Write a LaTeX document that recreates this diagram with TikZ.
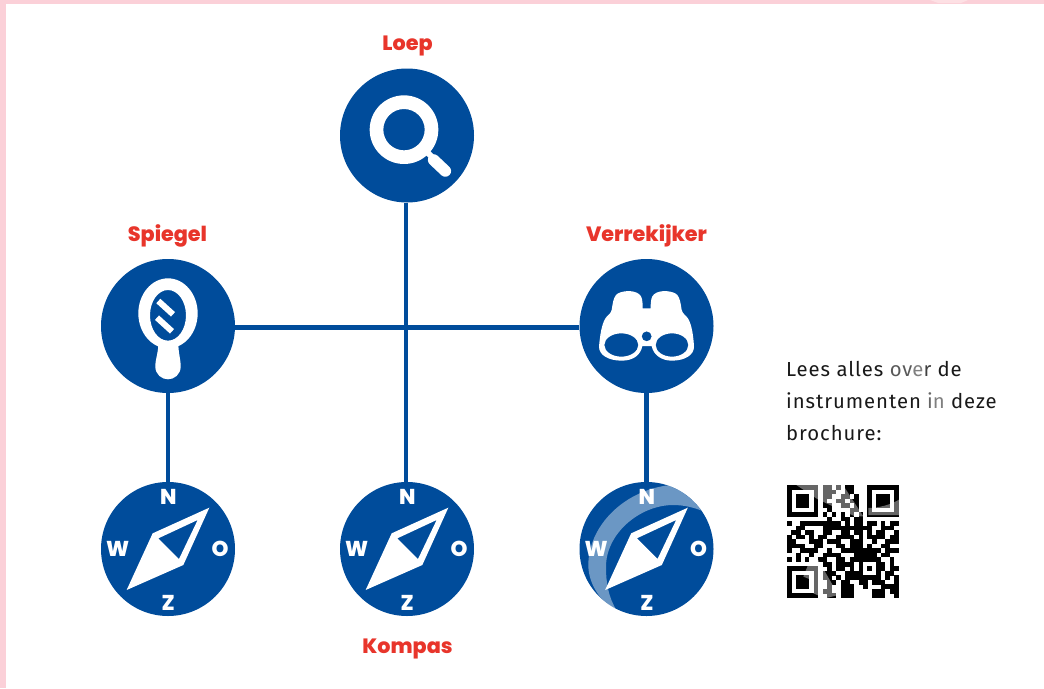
\documentclass[tikz,border=0pt]{standalone}
\usepackage{fontspec}
\setmainfont{Fira Sans}[LetterSpace=4.6]
\newfontfamily\headfont{Poppins ExtraBold}
\definecolor{kblue}{HTML}{004C9B}
\definecolor{kred}{HTML}{E8352B}
\definecolor{kpink}{HTML}{FBD0D8}
\definecolor{kpale}{HTML}{FDE0E4}
\tikzset{
  disc/.style={circle,fill=kblue,minimum size=134pt,inner sep=0pt,draw=none},
  link/.style={draw=kblue,line width=4.3pt},
  title/.style={font=\headfont\fontsize{20.7}{21}\selectfont,text=kred,inner sep=0pt,anchor=base},
  dirn/.style={font=\headfont\fontsize{21.5}{21}\selectfont,text=white,inner sep=0pt,anchor=center},
  body/.style={font=\fontsize{20.3}{20}\selectfont,text=black!90,inner sep=0pt,anchor=base west},
  icon/.style={x=0.33333pt,y=-0.33333pt}
}
\newcommand{\needle}{%
  \fill[white,even odd rule] (358,113) -- (188,190) -- (110,360) -- (280,285) -- cycle
     (323,150) -- (205,205) -- (267,267) -- cycle;
}
\newcommand{\compasslabels}[1]{%
  \node[dirn] (#1n) at (235,80) {N};
  \node[dirn] (#1w) at (83,238) {W};
  \node[dirn] (#1o) at (390,238) {O};
  \node[dirn] (#1z) at (235,398) {Z};
}
\newcount\qrcol
\newcount\qrrownum
\def\qrrow#1{\qrcol=0 \qrscan#1\relax\advance\qrrownum by 1 }
\def\qrscan#1{\ifx#1\relax\else
  \if1#1\fill[black] (\the\qrcol,\the\qrrownum) rectangle ++(1.03,1.03);\fi
  \advance\qrcol by 1 \expandafter\qrscan\fi}
\begin{document}
\begin{tikzpicture}[x=1pt,y=-1pt]
\useasboundingbox (0,0) rectangle (1044,688);
\fill[white] (0,0) rectangle (1044,688);
\fill[kpink] (0,0) rectangle (6,688);
\fill[kpink] (0,0) rectangle (1044,4);
\fill[kpale] (930,0) -- (968,0) -- (961,3) -- (938,3) -- cycle;

\node[disc] (loep) at (407,135.5) {};
\node[disc] (spiegel) at (168,326) {};
\node[disc] (verre) at (646.5,326) {};
\node[disc] (kompasL) at (168,549) {};
\node[disc] (kompasM) at (407,549) {};
\node[disc] (kompasR) at (646.5,549) {};

\draw[link] ([xshift=-1pt]loep.south) -- ([xshift=-1pt]kompasM.north);
\draw[link] ([yshift=-1.5pt]spiegel.east) -- ([yshift=-1.5pt]verre.west);
\draw[link] (spiegel.south) -- (kompasL.north);
\draw[link] (verre.south) -- (kompasR.north);

\node[title] (tloep) at (407.5,50) {Loep};
\node[title] (tspiegel) at (167.5,241) {Spiegel};
\node[title] (tverre) at (646.5,241) {Verrekijker};
\node[title] (tkompas) at (407.5,653) {Kompas};

% magnifier
\begin{scope}[shift={(320,20)},icon]
\fill[white,even odd rule] (252,329) circle[radius=103] (252,329) circle[radius=62];
\draw[white,line width=6pt] (320,395) -- (345,420);
\draw[white,line width=11.5pt,line cap=round] (341,420) -- (376,453);
\end{scope}

% mirror
\begin{scope}[shift={(90,215)},icon]
\fill[white,even odd rule] (234,295) ellipse[x radius=89,y radius=105] (234,301) ellipse[x radius=54,y radius=76];
\fill[white] (205,385) .. controls (205,415) and (196,430) .. (196,455)
  .. controls (196,478) and (215,493) .. (234,493)
  .. controls (253,493) and (272,478) .. (272,455)
  .. controls (272,430) and (265,415) .. (265,385) -- cycle;
\draw[white,line width=6pt] (205,258) -- (249,298);
\draw[white,line width=6pt] (201,308) -- (246,349);
\end{scope}

% binoculars
\begin{scope}[shift={(570,215)},icon]
\fill[white,even odd rule]
  (155,437) .. controls (115,437) and (87,420) .. (87,395)
  .. controls (90,360) and (95,330) .. (105,312)
  .. controls (110,302) and (122,298) .. (125,285)
  .. controls (128,265) and (130,250) .. (138,240)
  .. controls (148,228) and (190,222) .. (208,238)
  .. controls (216,245) and (218,255) .. (218,280)
  -- (242,280)
  .. controls (242,255) and (244,245) .. (252,238)
  .. controls (270,222) and (312,228) .. (322,240)
  .. controls (330,250) and (332,265) .. (335,285)
  .. controls (338,298) and (350,302) .. (355,312)
  .. controls (365,330) and (370,360) .. (372,395)
  .. controls (372,420) and (345,437) .. (305,437)
  .. controls (275,437) and (250,420) .. (245,393)
  -- (217,393)
  .. controls (212,420) and (190,437) .. (155,437) -- cycle
  (154,390) ellipse[x radius=51,y radius=35]
  (306,390) ellipse[x radius=49,y radius=35]
  (230,364) circle[radius=15];
\end{scope}

% compasses
\begin{scope}[shift={(90,470)},icon]
\needle
\compasslabels{a}
\end{scope}
\begin{scope}[shift={(329,470)},icon]
\needle
\compasslabels{b}
\end{scope}
\begin{scope}[shift={(570,470)},icon]
\clip (229,237) circle[radius=201];
\fill[white,opacity=0.42]
  (302,45) .. controls (160,60) and (55,170) .. (55,285)
  .. controls (55,340) and (90,395) .. (140,422)
  .. controls (115,380) and (108,340) .. (108,290)
  .. controls (108,190) and (210,105) .. (310,105)
  .. controls (340,105) and (370,112) .. (395,122)
  -- (430,100) -- (340,10) -- cycle;
\end{scope}
\begin{scope}[shift={(568.5,470)},icon]
\needle
\compasslabels{c}
\end{scope}

% text
\node[body] (l1) at (786,376.5) {Lees alles {\color{black!65}ov}{\color{black!50}e}{\color{black!75}r} de};
\node[body] (l2) at (786,408.5) {instrumenten {\color{black!60}i}{\color{black!50}n} deze};
\node[body] (l3) at (786,440.5) {brochure:};

% QR
\begin{scope}[shift={(787,485)},x=4.47pt,y=-4.52pt]
\qrrownum=0
\qrrow{1111111011010110001111111}
\qrrow{1000001011100110001000001}
\qrrow{1011101011001101001011101}
\qrrow{1011101010011011001011101}
\qrrow{1011101011001101001011101}
\qrrow{1000001001000011001000001}
\qrrow{1111111010101010101111111}
\qrrow{0000000001001101100000000}
\qrrow{1001111111110101101101011}
\qrrow{0011000011111111111001110}
\qrrow{0110110011001101101011001}
\qrrow{1011010110011110101111011}
\qrrow{1100011101110011100100111}
\qrrow{1111001100011011101001100}
\qrrow{1001111001001111111110111}
\qrrow{0010010011110001111101100}
\qrrow{1010100110011011111110010}
\qrrow{0000000011011110100011010}
\qrrow{1111111001011010101011011}
\qrrow{1000001011100111100010110}
\qrrow{1011101011010111111110101}
\qrrow{1011101001101100110111001}
\qrrow{1011101001001110010001111}
\qrrow{1000001011001110000111011}
\qrrow{1111111001101110000111001}
\end{scope}
\begin{scope}[shift={(785,483)},icon]
\clip (6,6) rectangle (342,345);
\fill[white,opacity=0.4] (25,0) -- (170,0) -- (235,100) -- (210,100) -- (100,50) -- cycle;
\fill[white,opacity=0.4] (250,75) .. controls (280,75) and (320,65) .. (345,48) -- (345,96) -- (250,96) -- cycle;
\fill[white,opacity=0.4] (55,281) -- (75,231) -- (100,231) -- (160,336) -- (120,346) -- (85,331) -- (80,291) -- cycle;
\end{scope}
\end{tikzpicture}
\end{document}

### EXERCISE DESCRIPTION
Keep the pictures out of the copy and write out the data exactly as it stands.

### RESULT FOR THIS EXERCISE
Write a LaTeX document that recreates this diagram with TikZ.
\documentclass[tikz,border=0pt]{standalone}
\usepackage{fontspec}
\setmainfont{Fira Sans}[LetterSpace=4.6]
\newfontfamily\headfont{Poppins ExtraBold}
\definecolor{kblue}{HTML}{004C9B}
\definecolor{kred}{HTML}{E8352B}
\definecolor{kpink}{HTML}{FBD0D8}
\definecolor{kpale}{HTML}{FDE0E4}
\tikzset{
  disc/.style={circle,fill=kblue,minimum size=134pt,inner sep=0pt,draw=none},
  link/.style={draw=kblue,line width=4.3pt},
  title/.style={font=\headfont\fontsize{20.7}{21}\selectfont,text=kred,inner sep=0pt,anchor=base},
  dirn/.style={font=\headfont\fontsize{21.5}{21}\selectfont,text=white,inner sep=0pt,anchor=center},
  body/.style={font=\fontsize{20.3}{20}\selectfont,text=black!90,inner sep=0pt,anchor=base west},
  icon/.style={x=0.33333pt,y=-0.33333pt}
}
\newcommand{\needle}{%
  \fill[white,even odd rule] (358,113) -- (188,190) -- (110,360) -- (280,285) -- cycle
     (323,150) -- (205,205) -- (267,267) -- cycle;
}
\newcommand{\compasslabels}[1]{%
  \node[dirn] (#1n) at (235,80) {N};
  \node[dirn] (#1w) at (83,238) {W};
  \node[dirn] (#1o) at (390,238) {O};
  \node[dirn] (#1z) at (235,398) {Z};
}
\newcount\qrcol
\newcount\qrrownum
\def\qrrow#1{\qrcol=0 \qrscan#1\relax\advance\qrrownum by 1 }
\def\qrscan#1{\ifx#1\relax\else
  \if1#1\fill[black] (\the\qrcol,\the\qrrownum) rectangle ++(1.03,1.03);\fi
  \advance\qrcol by 1 \expandafter\qrscan\fi}
\begin{document}
\begin{tikzpicture}[x=1pt,y=-1pt]
\useasboundingbox (0,0) rectangle (1044,688);
\fill[white] (0,0) rectangle (1044,688);
\fill[kpink] (0,0) rectangle (6,688);
\fill[kpink] (0,0) rectangle (1044,4);
\fill[kpale] (930,0) -- (968,0) -- (961,3) -- (938,3) -- cycle;

\node[disc] (loep) at (407,135.5) {};
\node[disc] (spiegel) at (168,326) {};
\node[disc] (verre) at (646.5,326) {};
\node[disc] (kompasL) at (168,549) {};
\node[disc] (kompasM) at (407,549) {};
\node[disc] (kompasR) at (646.5,549) {};

\draw[link] ([xshift=-1pt]loep.south) -- ([xshift=-1pt]kompasM.north);
\draw[link] ([yshift=-1.5pt]spiegel.east) -- ([yshift=-1.5pt]verre.west);
\draw[link] (spiegel.south) -- (kompasL.north);
\draw[link] (verre.south) -- (kompasR.north);

\node[title] (tloep) at (407.5,50) {Loep};
\node[title] (tspiegel) at (167.5,241) {Spiegel};
\node[title] (tverre) at (646.5,241) {Verrekijker};
\node[title] (tkompas) at (407.5,653) {Kompas};

% magnifier
\begin{scope}[shift={(320,20)},icon]
\fill[white,even odd rule] (252,329) circle[radius=103] (252,329) circle[radius=62];
\draw[white,line width=6pt] (320,395) -- (345,420);
\draw[white,line width=11.5pt,line cap=round] (341,420) -- (376,453);
\end{scope}

% mirror
\begin{scope}[shift={(90,215)},icon]
\fill[white,even odd rule] (234,295) ellipse[x radius=89,y radius=105] (234,301) ellipse[x radius=54,y radius=76];
\fill[white] (205,385) .. controls (205,415) and (196,430) .. (196,455)
  .. controls (196,478) and (215,493) .. (234,493)
  .. controls (253,493) and (272,478) .. (272,455)
  .. controls (272,430) and (265,415) .. (265,385) -- cycle;
\draw[white,line width=6pt] (205,258) -- (249,298);
\draw[white,line width=6pt] (201,308) -- (246,349);
\end{scope}

% binoculars
\begin{scope}[shift={(570,215)},icon]
\fill[white,even odd rule]
  (155,437) .. controls (115,437) and (87,420) .. (87,395)
  .. controls (90,360) and (95,330) .. (105,312)
  .. controls (110,302) and (122,298) .. (125,285)
  .. controls (128,265) and (130,250) .. (138,240)
  .. controls (148,228) and (190,222) .. (208,238)
  .. controls (216,245) and (218,255) .. (218,280)
  -- (242,280)
  .. controls (242,255) and (244,245) .. (252,238)
  .. controls (270,222) and (312,228) .. (322,240)
  .. controls (330,250) and (332,265) .. (335,285)
  .. controls (338,298) and (350,302) .. (355,312)
  .. controls (365,330) and (370,360) .. (372,395)
  .. controls (372,420) and (345,437) .. (305,437)
  .. controls (275,437) and (250,420) .. (245,393)
  -- (217,393)
  .. controls (212,420) and (190,437) .. (155,437) -- cycle
  (154,390) ellipse[x radius=51,y radius=35]
  (306,390) ellipse[x radius=49,y radius=35]
  (230,364) circle[radius=15];
\end{scope}

% compasses
\begin{scope}[shift={(90,470)},icon]
\needle
\compasslabels{a}
\end{scope}
\begin{scope}[shift={(329,470)},icon]
\needle
\compasslabels{b}
\end{scope}
\begin{scope}[shift={(570,470)},icon]
\clip (229,237) circle[radius=201];
\fill[white,opacity=0.42]
  (302,45) .. controls (160,60) and (55,170) .. (55,285)
  .. controls (55,340) and (90,395) .. (140,422)
  .. controls (115,380) and (108,340) .. (108,290)
  .. controls (108,190) and (210,105) .. (310,105)
  .. controls (340,105) and (370,112) .. (395,122)
  -- (430,100) -- (340,10) -- cycle;
\end{scope}
\begin{scope}[shift={(568.5,470)},icon]
\needle
\compasslabels{c}
\end{scope}

% text
\node[body] (l1) at (786,376.5) {Lees alles {\color{black!65}ov}{\color{black!50}e}{\color{black!75}r} de};
\node[body] (l2) at (786,408.5) {instrumenten {\color{black!60}i}{\color{black!50}n} deze};
\node[body] (l3) at (786,440.5) {brochure:};

% QR
\begin{scope}[shift={(787,485)},x=4.47pt,y=-4.52pt]
\qrrownum=0
\qrrow{1111111011010110001111111}
\qrrow{1000001011100110001000001}
\qrrow{1011101011001101001011101}
\qrrow{1011101010011011001011101}
\qrrow{1011101011001101001011101}
\qrrow{1000001001000011001000001}
\qrrow{1111111010101010101111111}
\qrrow{0000000001001101100000000}
\qrrow{1001111111110101101101011}
\qrrow{0011000011111111111001110}
\qrrow{0110110011001101101011001}
\qrrow{1011010110011110101111011}
\qrrow{1100011101110011100100111}
\qrrow{1111001100011011101001100}
\qrrow{1001111001001111111110111}
\qrrow{0010010011110001111101100}
\qrrow{1010100110011011111110010}
\qrrow{0000000011011110100011010}
\qrrow{1111111001011010101011011}
\qrrow{1000001011100111100010110}
\qrrow{1011101011010111111110101}
\qrrow{1011101001101100110111001}
\qrrow{1011101001001110010001111}
\qrrow{1000001011001110000111011}
\qrrow{1111111001101110000111001}
\end{scope}
\begin{scope}[shift={(785,483)},icon]
\clip (6,6) rectangle (342,345);
\fill[white,opacity=0.4] (25,0) -- (170,0) -- (235,100) -- (210,100) -- (100,50) -- cycle;
\fill[white,opacity=0.4] (250,75) .. controls (280,75) and (320,65) .. (345,48) -- (345,96) -- (250,96) -- cycle;
\fill[white,opacity=0.4] (55,281) -- (75,231) -- (100,231) -- (160,336) -- (120,346) -- (85,331) -- (80,291) -- cycle;
\end{scope}
\end{tikzpicture}
\end{document}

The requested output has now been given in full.